Build: Build the model. Opens the Build Field-Based Model Dialog Box, in which you can specify parameters for building the model, and then build the model
Import: Import an existing model. The model includes the ligands, the QSAR training and test set membership, and the regression information. Opens a file selector, in which you can navigate to and select the desired .qsar file.
Test: Generate predicted activities for the test set, after building the model. If you have ligands that you did not include in the test set, you can include them and click Test to recalculate the predicted activity and update the QSAR statistics for the test set.

QSAR statistics table

The QSAR Results table shows the statistics of the fit for the training set and the test set. Each row presents the results for a hypothesis. Within each row are lines for regression models with a particular number of partial least squares factors included. The columns are described in the table below.

The most important statistics are the test set statistics: RMSE, Q^2, and Pearson-r, which indicate how good the predictions are. If the predictions are not improving (much) as the number of PLS factors increases, the extra factors are not adding to the model and the model is probably over-fit. Of the training set statistics, the Stability is an indicator of the sensitivity of the model to omissions from the training set. When the R² value is larger than the stability value, this is an indication that the data set is over-fit.

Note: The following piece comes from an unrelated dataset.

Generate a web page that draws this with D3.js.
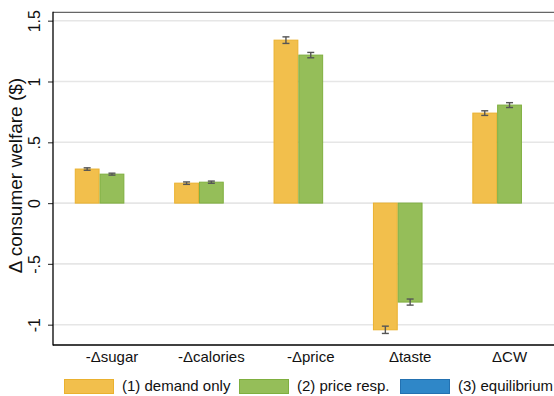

Table 1. Description of the QSAR statistics table columns
Column	Description
# Factors	Number of factors in the partial least squares regression model.
SD	Standard deviation of the regression. This is the RMS error in the fitted activity values, distributed over n−m−1 degrees of freedom (n ligands, m PLS factors).
R^2	Value of R² for the regression (the coefficient of determination). A value of 0.80, for example, means that the model accounts for 80% of the variance in the observed activity data. R² is always between 0 and 1.
R^2 CV	Cross-validated R² value, computed from predictions obtained by a leave-N-out approach. The value of N is specified in the Build Field-Based Model Dialog Box.
R^2 Scramble	Average value of R² from a series of models built using scrambled activities. Measures the degree to which the molecular fields can fit random data. A low value means that the model cannot fit random data, but a high value merely means that the variable set is fairly complete and can fit anything.
Stability	Stability of the model predictions to changes in the training set composition. Maximum value is 1. A high value indicates a model that is not sensitive to omissions from the training set. A stability value that is lower than the R² value is an indication of over-fitting.
F	The ratio of the model variance to the observed activity variance. The model variance is distributed over m degrees of freedom and the activity variance is distributed over n−m−1 degrees of freedom (n ligands, m PLS factors). Large values of F indicate a more statistically significant regression.
P	The significance level of F when treated as a ratio of Chi-squared distributions. Smaller values indicate a greater degree of confidence. A P value of 0.05 means F is significant at the 95% level.
RMSE	Root-mean-square error in the test set predictions.
Q^2	Value of Q² for the predicted activities. Directly analogous to R-squared, but based on the test set predictions. Q² can take on negative values if the variance in the errors is larger than the variance in the observed activity values.
Pearson-r	Pearson r value for the correlation between the predicted and observed activity for the test set.

Field fractions table

Displays the fraction of each field in the QSAR model for each number of PLS factors used in the model. This information can give you a general idea of the overall relative impact of each field type on activity. For example, if steric and hydrophobic Gaussian field fractions are much larger than the other types (as is often the case), that suggests that most of the binding energy is coming from hydrophobic interactions.

Action buttons

The following buttons can be used to perform actions once a QSAR model is available.

Export: Export the QSAR model to files. The model data is written to the named file, with a .qsar extension. The ligands are written to a Maestro file, with the same base name and a _qsar_pred.mae extension. The QSAR Set property is included in the ligand file, so you have a record of which ligands were used for training and test sets.
QSAR Visualization: Opens the Field-Based QSAR Visualization Settings Panel, in which you can make settings for the visualization of the QSAR model in the Workspace.
Predict: Predict the activity for one or more molecules. These molecules must exist as entries in the Project Table. Opens an entry chooser, in which you can choose the entries. The predicted activities are added as properties to the project entries.